From page 22 of How to Predict the Next Financial Crisis (PDF, 30 pages, 2012) by Steve Clemons and Richard Vague:
Creating consumer demand — the goal that so often eluded policymakers from Roosevelt forward — is a straightforward process. In 1990, the U.S. consumer debt-to-GDP level was 62 percent. In 2000 it was 70 percent. Today, even after some deleveraging, it is 88 percent. Reduced demand is largely a function of these high levels. Reduce the debt, and demand reappears.
"Reduce the debt, and demand reappears."
It's not a metaphor for something else. It is offered as a way to fix the economy.

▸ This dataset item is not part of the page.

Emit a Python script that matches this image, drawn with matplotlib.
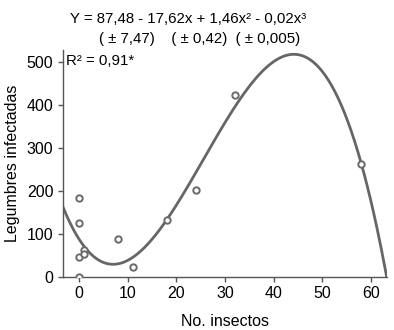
import numpy as np
import matplotlib
matplotlib.use("Agg")
import matplotlib.pyplot as plt

plt.rcParams['font.family'] = ['Liberation Sans', 'DejaVu Sans']

# observed data
insectos = [0, 0, 0, 1, 1, 0, 8, 11, 18, 24, 32, 58]
legumbres = [184, 125, 46, 62, 52, 0, 87, 22, 133, 201, 423, 263]

xticks = [0, 10, 20, 30, 40, 50, 60]
yticks = [0, 100, 200, 300, 400, 500]

eq_line1 = "Y = 87,48 - 17,62x + 1,46x² - 0,02x³"
eq_line2 = "( ± 7,47)    ( ± 0,42)  ( ± 0,005)"
r2_text = "R² = 0,91*"

fig = plt.figure(figsize=(3.94, 3.30), dpi=100)
ax = fig.add_axes([0.16, 0.162, 0.822, 0.686])

coefs = np.polyfit(insectos, legumbres, 3)
xs = np.linspace(-3.3, 63.3, 300)
ax.plot(xs, np.polyval(coefs, xs), color='#666666', lw=2.0, zorder=2)
ax.plot(insectos, legumbres, linestyle='none', marker='o', ms=4.6,
        mfc='white', mec='#6a6a6a', mew=1.4, zorder=3)

ax.set_xlim(-3.3, 63.3)
ax.set_ylim(0, 528)
ax.set_xticks(xticks)
ax.set_yticks(yticks)
for s in ['top', 'right']:
    ax.spines[s].set_visible(False)
for s in ['left', 'bottom']:
    ax.spines[s].set_color('#555555')
    ax.spines[s].set_linewidth(1.0)
ax.tick_params(colors='#555555', labelcolor='black', labelsize=11.5, length=3.5, width=1.0)

ax.set_xlabel("No. insectos", fontsize=11.5, labelpad=9)
ax.set_ylabel("Legumbres infectadas", fontsize=11.5, labelpad=5)

fig.text(188/394, 1-19/330, eq_line1, ha='center', va='center', fontsize=10.8)
fig.text(200/394, 1-39/330, eq_line2, ha='center', va='center', fontsize=10.8)
fig.text(66/394, 1-61/330, r2_text, ha='left', va='center', fontsize=10.8)

fig.savefig("out.png", dpi=100)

If Clemons and Vague are right, we must be able to see it in the numbers. Okay, so here is consumer debt. Or more precisely, household debt:
|Graph #1: Household Debt|
And you know what? Consumer demand was good in the 1990s, after about 1994. That was the time they call "the Goldilocks years", when everything was "just right". Where's the reduced debt that made those years good? Ha!
Oh, you know what? The quote says "debt-to-GDP" but I only showed debt. This next graph shows consumer debt-to-GDP:
|Graph #2: Household Debt relative to Income|
And the 1990s? There's a sharp increase in the mid-1980s, not a reduction of debt. And then from the mid-80s to the year 2000, persistent increase. Again: no reduction of debt appears on this graph.

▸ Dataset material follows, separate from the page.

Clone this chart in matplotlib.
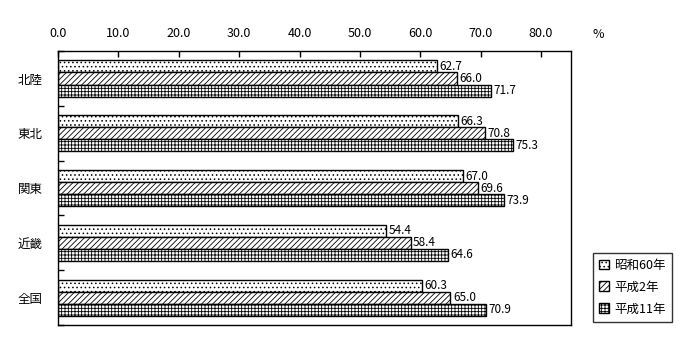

Let's try one more graph. This one shows household debt, relative to the quantity of money that's used as income. That's the money we use when we make payments on our debts -- and the money we spend on other things, instead of using credit:
|Graph #3: Household Debt relative to the Money We Use as Income|
And the 1990s? Well look at that! Yes, on this graph debt fell a bit in the early 1990s, just before productivity improved and the economy got pretty good for a while. There it is in the numbers, the reduced debt that made the "Goldilocks" years good.